USA.- For the past several years, the good folks at the Institute for Local Self-Reliance in Washington, D.C. have worked to help urban residents gain greater control over their lives through the use of low-technology, decentralist tools and concepts.

[2008-02-22]
We strongly believe that more people (city dwellers and country folk alike) should be exposed to the Institute's admirable efforts... which is why we've made this "what's happening where" report by ILSR staffers one of MOTHER'S regular features.
Raising fish in the basement—as a means of producing a home supply of inexpensive protein—is an enticing idea to urban and rural dwellers alike... especially now that overfishing (coupled with the pollution of many spawning and feeding areas) has led to higher seafood prices.
Fish can , of course, be grown in basements (as Dr. Fernwood Mitchell proved when he raised rainbow trout in his Washington, D.C. cellar).
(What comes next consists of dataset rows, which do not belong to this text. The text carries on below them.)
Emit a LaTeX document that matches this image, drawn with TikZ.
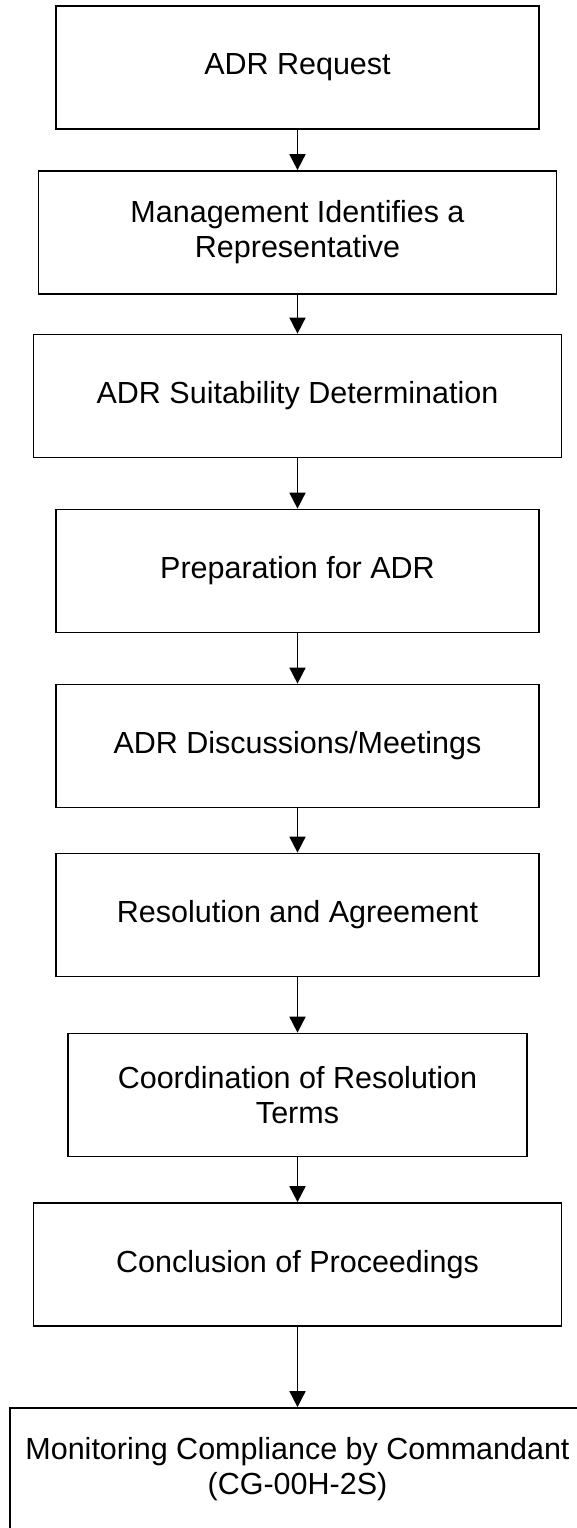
\documentclass[tikz,border=0pt]{standalone}
\usepackage{fontspec}
\setmainfont{Liberation Sans}
\usetikzlibrary{arrows.meta}

\begin{document}
\begin{tikzpicture}[x=1pt, y=-1pt, >={Triangle[length=16pt, width=16pt]},
	box/.style={draw, line width=1.7pt, minimum height=123pt, inner sep=0pt, align=center, font=\fontsize{30.5}{35}\selectfont}]
	\useasboundingbox (0, 0) rectangle (576, 1528);
	% nodes
	\node[box, minimum width=483pt] (request) at (297.5, 67.5) {ADR Request};
	\node[box, minimum width=518pt] (rep) at (297.5, 232.5) {Management Identifies a\\Representative};
	\node[box, minimum width=528pt] (suit) at (297.5, 396) {ADR Suitability Determination};
	\node[box, minimum width=483pt] (prep) at (297.5, 571) {Preparation for ADR};
	\node[box, minimum width=483pt] (meet) at (297.5, 746) {ADR Discussions/Meetings};
	\node[box, minimum width=483pt] (agree) at (297.5, 915) {Resolution and Agreement};
	\node[box, minimum width=459pt] (coord) at (297.5, 1095) {Coordination of Resolution\\Terms};
	\node[box, minimum width=528pt] (concl) at (297.5, 1264.5) {Conclusion of Proceedings};
	\node[box, minimum width=575pt] (monitor) at (297.5, 1469.5) {Monitoring Compliance by Commandant\\(CG-00H-2S)};

	% arrows
	\draw[->, line width=1.7pt]
	(request) edge (rep)
	(rep) edge (suit)
	(suit) edge (prep)
	(prep) edge (meet)
	(meet) edge (agree)
	(agree) edge (coord)
	(coord) edge (concl)
	(concl) edge (monitor);
\end{tikzpicture}
\end{document}
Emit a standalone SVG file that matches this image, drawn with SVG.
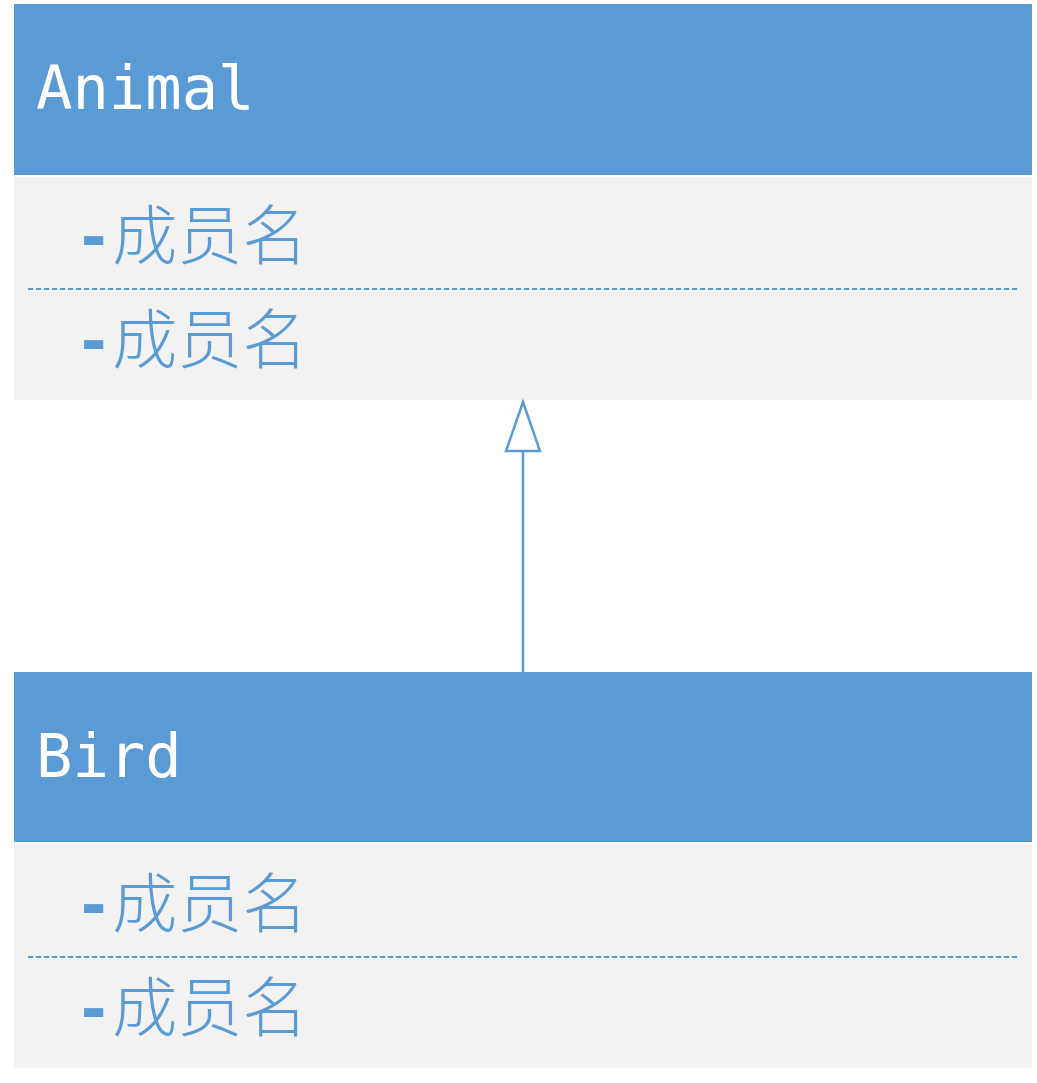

Such closed systems, however, require perpetual filtering and aeration of the water, constant temperature control, and regular supplemental feedings... and they'll only be worthwhile when transportation expenses become so high that basement growing, with all of its costs, becomes economically competitive with our present commercial fisheries.
On the other hand, not all aquaculture is as intensive and financially prohibitive as are basement systems. Ocean ranching is a good example of the other "fin farming" extreme. Salmon hatcheries on our northeastern and northwestern coasts release millions of juveniles each year... fish that are subsequently harvested by both commercial boats and sports anglers. (The Lummi Indians of Bellingham, Washington—who use their trout and salmon hatcheries as a spur to encourage community economic development—produce nearly five million fingerlings a year.)
In addition, there's an extension of ocean ranching—a system that's appropriate for a wider variety of species—in which the juveniles are released into a partially enclosed environment... one that can receive some management. Known as parc culture , this system was initially developed to grow oysters in Brittany's tidal flats, but is now being used in many American shellfish beds. And—for more mobile forms of marine life—gates can be used to retain the finned groups in the "cropped" bay, tidal flat, or whatever.
Raft culture provides still another fish farming alternative. By growing mussel colonies on rafts anchored in the middle of an unpolluted estuary, Ed Meyers of Damariscotta, Maine is able to raise the shellfish for less than 20¢ a pound!
Ponds are, therefore, the best hope for city fish farming. Such small "lakes" can take advantage of the energy available from solar radiation... the higher temperatures of the urban environment... and, perhaps, even wind power to provide water circulation.